_TASK DESCRIPTION:_ Return the lines that follow, exactly as they appear, from the first through the one containing "fill=indirecthead] (indirect) at"; no pictures are to be included.

_DATA BLOCK:_
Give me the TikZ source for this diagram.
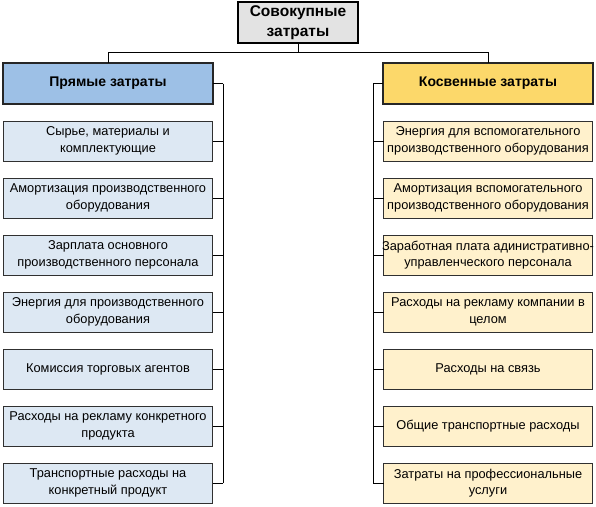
\documentclass[tikz,border=0pt]{standalone}
\usepackage{fontspec}
\setmainfont{Liberation Sans}
\usetikzlibrary{
    positioning
}

\definecolor{totalfill}{HTML}{E3E3E3}
\definecolor{directhead}{HTML}{9DC0E6}
\definecolor{directitem}{HTML}{DDE8F3}
\definecolor{indirecthead}{HTML}{FCD86A}
\definecolor{indirectitem}{HTML}{FFF1CC}
\definecolor{itemline}{HTML}{303030}

\begin{document}
\begin{tikzpicture}[
    x=1pt, y=1pt,
    every node/.style = {outer sep=0pt},
    totalbox/.style = {rectangle, draw=black, fill=totalfill, line width=1.6pt,
                       minimum width=120pt, minimum height=41pt, inner sep=1pt,
                       align=center, font=\fontsize{15.5}{19.5}\selectfont\bfseries},
    headbox/.style  = {rectangle, draw=black!85, line width=1.8pt,
                       minimum width=210pt, minimum height=41pt,
                       font=\fontsize{14}{16}\selectfont\bfseries},
    itembox/.style  = {rectangle, draw=itemline, line width=0.8pt,
                       minimum width=209pt, minimum height=40pt, inner sep=1pt,
                       align=center,
                       font=\fontsize{12.8}{16.5}\selectfont},
    directbox/.style   = {itembox, fill=directitem},
    indirectbox/.style = {itembox, fill=indirectitem},
    link/.style = {draw=black, line width=0.9pt},
    node distance=17pt
]
    \useasboundingbox (0,0) rectangle (596,-506);

    \node[totalbox] (total) at (298,-22.5) {Совокупные\\затраты};

    \node[headbox, fill=directhead] (direct) at (108,-83.5) {Прямые затраты};
    \node[headbox, fill=indirecthead] (indirect) at (488,-83.5) {Косвенные затраты};

    % прямые
    \node[directbox] (d1) [below=of direct] {Сырье, материалы и\\комплектующие};
    \node[directbox] (d2) [below=of d1] {Амортизация производственного\\оборудования};
    \node[directbox] (d3) [below=of d2] {Зарплата основного\\производственного персонала};
    \node[directbox] (d4) [below=of d3] {Энергия для производственного\\оборудования};
    \node[directbox] (d5) [below=of d4] {Комиссия торговых агентов};
    \node[directbox] (d6) [below=of d5] {Расходы на рекламу конкретного\\продукта};
    \node[directbox] (d7) [below=of d6] {Транспортные расходы на\\конкретный продукт};

    % косвенные
    \node[indirectbox] (i1) [below=of indirect] {Энергия для вспомогательного\\производственного оборудования};
    \node[indirectbox] (i2) [below=of i1] {Амортизация вспомогательного\\производственного оборудования};
    \node[indirectbox] (i3) [below=of i2] {\makebox[200pt]{Заработная плата адинистративно-}\\управленческого персонала};
    \node[indirectbox] (i4) [below=of i3] {Расходы на рекламу компании в\\целом};
    \node[indirectbox] (i5) [below=of i4] {Расходы на связь};
    \node[indirectbox] (i6) [below=of i5] {Общие транспортные расходы};
    \node[indirectbox] (i7) [below=of i6] {Затраты на профессиональные\\услуги};

    \draw[link] (total.south) -- ++(0,-9) coordinate (split);
    \draw[link] (split) -| (direct.north);
    \draw[link] (split) -| (indirect.north);

    \draw[link] (direct.east) -- ++(10,0) coordinate (dbus);
    \draw[link] (dbus) -- (dbus |- d7.east);
    \draw[link] (indirect.west) -- ++(-10,0) coordinate (ibus);
    \draw[link] (ibus) -- (ibus |- i7.west);

    \foreach \k in {1,...,7} {
        \draw[link] (dbus |- d\k.east) -- (d\k.east);
        \draw[link] (ibus |- i\k.west) -- (i\k.west);
    }

\end{tikzpicture}
\end{document}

_COMPLETE ANSWER:_
Give me the TikZ source for this diagram.
\documentclass[tikz,border=0pt]{standalone}
\usepackage{fontspec}
\setmainfont{Liberation Sans}
\usetikzlibrary{
    positioning
}

\definecolor{totalfill}{HTML}{E3E3E3}
\definecolor{directhead}{HTML}{9DC0E6}
\definecolor{directitem}{HTML}{DDE8F3}
\definecolor{indirecthead}{HTML}{FCD86A}
\definecolor{indirectitem}{HTML}{FFF1CC}
\definecolor{itemline}{HTML}{303030}

\begin{document}
\begin{tikzpicture}[
    x=1pt, y=1pt,
    every node/.style = {outer sep=0pt},
    totalbox/.style = {rectangle, draw=black, fill=totalfill, line width=1.6pt,
                       minimum width=120pt, minimum height=41pt, inner sep=1pt,
                       align=center, font=\fontsize{15.5}{19.5}\selectfont\bfseries},
    headbox/.style  = {rectangle, draw=black!85, line width=1.8pt,
                       minimum width=210pt, minimum height=41pt,
                       font=\fontsize{14}{16}\selectfont\bfseries},
    itembox/.style  = {rectangle, draw=itemline, line width=0.8pt,
                       minimum width=209pt, minimum height=40pt, inner sep=1pt,
                       align=center,
                       font=\fontsize{12.8}{16.5}\selectfont},
    directbox/.style   = {itembox, fill=directitem},
    indirectbox/.style = {itembox, fill=indirectitem},
    link/.style = {draw=black, line width=0.9pt},
    node distance=17pt
]
    \useasboundingbox (0,0) rectangle (596,-506);

    \node[totalbox] (total) at (298,-22.5) {Совокупные\\затраты};

    \node[headbox, fill=directhead] (direct) at (108,-83.5) {Прямые затраты};
    \node[headbox, fill=indirecthead] (indirect) at (488,-83.5) {Косвенные затраты};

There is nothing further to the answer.